Gillman takes for granted the existence of a transcendent divine being, one outside of history that cares about what happens to us, and this assumption has normative implications. And that is problematic for a humanist–not necessarily for a naturalist (which is how Gillman describes himself), but certainly for a humanist. For while Gillman’s thought locates some amount of authority in the Jewish people, it stops short of locating all of the authority for Judaism with the Jewish people.

This, I think, is where even a quite liberal theologian like Gillman opens himself up to a humanist critique, for at least two reasons. First, Gillman’s approach is somewhat have-your-cake-and-eat-it-too: there is both divine authority and human authority, and the normative claims ultimately derive from an experience of the divine.
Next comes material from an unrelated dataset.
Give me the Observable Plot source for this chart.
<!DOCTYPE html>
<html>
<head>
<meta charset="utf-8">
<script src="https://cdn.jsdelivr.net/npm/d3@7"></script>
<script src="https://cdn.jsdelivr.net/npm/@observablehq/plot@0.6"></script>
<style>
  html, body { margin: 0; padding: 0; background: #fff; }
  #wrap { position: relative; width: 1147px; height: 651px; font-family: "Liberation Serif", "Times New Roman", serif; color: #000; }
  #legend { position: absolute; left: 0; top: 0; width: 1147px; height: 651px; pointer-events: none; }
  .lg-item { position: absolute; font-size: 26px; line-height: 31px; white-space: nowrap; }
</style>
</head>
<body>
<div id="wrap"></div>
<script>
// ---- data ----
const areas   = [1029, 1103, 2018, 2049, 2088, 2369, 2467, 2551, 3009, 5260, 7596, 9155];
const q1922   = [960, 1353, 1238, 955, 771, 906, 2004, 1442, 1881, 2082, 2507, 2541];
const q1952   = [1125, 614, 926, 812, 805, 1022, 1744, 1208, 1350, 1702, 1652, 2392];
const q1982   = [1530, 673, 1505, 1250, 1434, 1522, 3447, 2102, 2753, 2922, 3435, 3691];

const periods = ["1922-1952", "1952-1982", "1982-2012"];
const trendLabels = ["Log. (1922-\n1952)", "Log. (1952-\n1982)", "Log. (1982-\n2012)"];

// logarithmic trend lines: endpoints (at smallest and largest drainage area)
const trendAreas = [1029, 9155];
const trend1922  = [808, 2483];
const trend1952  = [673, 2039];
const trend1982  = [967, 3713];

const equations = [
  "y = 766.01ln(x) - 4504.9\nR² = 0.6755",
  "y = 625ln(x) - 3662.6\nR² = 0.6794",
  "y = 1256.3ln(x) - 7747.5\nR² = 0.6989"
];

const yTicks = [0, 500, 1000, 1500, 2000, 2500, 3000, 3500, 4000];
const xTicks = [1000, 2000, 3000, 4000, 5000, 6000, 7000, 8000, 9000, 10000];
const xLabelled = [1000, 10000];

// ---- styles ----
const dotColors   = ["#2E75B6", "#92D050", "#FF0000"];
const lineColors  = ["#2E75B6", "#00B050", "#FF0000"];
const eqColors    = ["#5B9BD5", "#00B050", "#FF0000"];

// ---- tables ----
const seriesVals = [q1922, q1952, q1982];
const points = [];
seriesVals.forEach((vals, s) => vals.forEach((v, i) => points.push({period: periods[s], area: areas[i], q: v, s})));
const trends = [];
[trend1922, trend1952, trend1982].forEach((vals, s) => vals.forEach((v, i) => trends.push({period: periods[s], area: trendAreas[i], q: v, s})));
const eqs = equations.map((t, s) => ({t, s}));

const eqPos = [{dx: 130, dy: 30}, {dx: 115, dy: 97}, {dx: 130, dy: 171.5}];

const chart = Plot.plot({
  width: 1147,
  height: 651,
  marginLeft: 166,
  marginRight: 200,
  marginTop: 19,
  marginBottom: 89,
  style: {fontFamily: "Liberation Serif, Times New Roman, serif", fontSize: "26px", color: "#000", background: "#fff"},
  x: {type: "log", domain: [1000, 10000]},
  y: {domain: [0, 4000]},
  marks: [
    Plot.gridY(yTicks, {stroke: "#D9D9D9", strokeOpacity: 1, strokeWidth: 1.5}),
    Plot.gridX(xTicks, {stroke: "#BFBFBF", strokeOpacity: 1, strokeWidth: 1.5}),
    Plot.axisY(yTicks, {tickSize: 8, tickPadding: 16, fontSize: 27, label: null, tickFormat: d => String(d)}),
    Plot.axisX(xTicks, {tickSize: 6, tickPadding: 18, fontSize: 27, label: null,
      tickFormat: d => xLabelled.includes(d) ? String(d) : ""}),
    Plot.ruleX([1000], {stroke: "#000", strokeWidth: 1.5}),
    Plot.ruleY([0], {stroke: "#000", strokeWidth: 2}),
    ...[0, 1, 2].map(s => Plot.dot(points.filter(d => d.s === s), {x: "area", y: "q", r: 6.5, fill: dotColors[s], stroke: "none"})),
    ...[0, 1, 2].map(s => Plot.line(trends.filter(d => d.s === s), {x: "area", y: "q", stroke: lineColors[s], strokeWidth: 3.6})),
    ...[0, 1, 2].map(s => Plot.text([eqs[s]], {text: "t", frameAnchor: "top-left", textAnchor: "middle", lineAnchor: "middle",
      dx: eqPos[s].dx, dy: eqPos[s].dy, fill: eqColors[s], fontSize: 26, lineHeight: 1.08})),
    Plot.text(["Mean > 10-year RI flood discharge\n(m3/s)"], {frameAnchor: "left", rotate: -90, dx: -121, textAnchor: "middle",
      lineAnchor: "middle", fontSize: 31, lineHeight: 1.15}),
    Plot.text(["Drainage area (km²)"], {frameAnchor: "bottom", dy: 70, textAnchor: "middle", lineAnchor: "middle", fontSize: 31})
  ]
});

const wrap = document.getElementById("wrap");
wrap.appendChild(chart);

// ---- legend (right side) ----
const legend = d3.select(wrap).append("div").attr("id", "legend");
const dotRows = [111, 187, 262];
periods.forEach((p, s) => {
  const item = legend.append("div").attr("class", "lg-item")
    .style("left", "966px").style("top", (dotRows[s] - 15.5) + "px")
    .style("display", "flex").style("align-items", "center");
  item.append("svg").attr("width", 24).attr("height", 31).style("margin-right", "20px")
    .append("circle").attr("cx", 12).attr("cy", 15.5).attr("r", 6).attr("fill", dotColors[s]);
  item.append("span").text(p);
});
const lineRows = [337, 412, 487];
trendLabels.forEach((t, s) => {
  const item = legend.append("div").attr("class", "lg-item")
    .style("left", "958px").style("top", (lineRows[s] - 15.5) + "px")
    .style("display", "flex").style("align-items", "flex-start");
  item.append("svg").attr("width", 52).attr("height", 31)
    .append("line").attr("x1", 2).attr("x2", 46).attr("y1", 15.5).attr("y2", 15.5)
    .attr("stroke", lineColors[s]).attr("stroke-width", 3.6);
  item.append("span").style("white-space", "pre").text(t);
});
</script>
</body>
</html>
Second, as a logical matter, it is difficult to see how Gillman overcomes the no-ought-from-is problem–and this is generally true of all theistic approaches.

To his credit, Gillman recognizes that there is a tremendous shift toward individualism among Jews and others, where individual members of the community take up the obligation of defining their own identities and relationships with Judaism. (A version of this of which I am fond is at, though I don’t quite fit there because I’m just way to square and establishment for that.) His willingness to say, “I need a minyan” is an example of this kind of crafting; but his unwillingness to say that he feels free to redefine very much of Judaism left me feeling that his approach falls just tantalizingly short of something that more secularly-oriented Jews could use as a guide.

Nevertheless, I still find myself looking to Gillman’s work as a valuable resource, if only because it reminds me of where I came from (Conservative Judaism) and where I’m going (someplace where the existence of god is just not that important a question).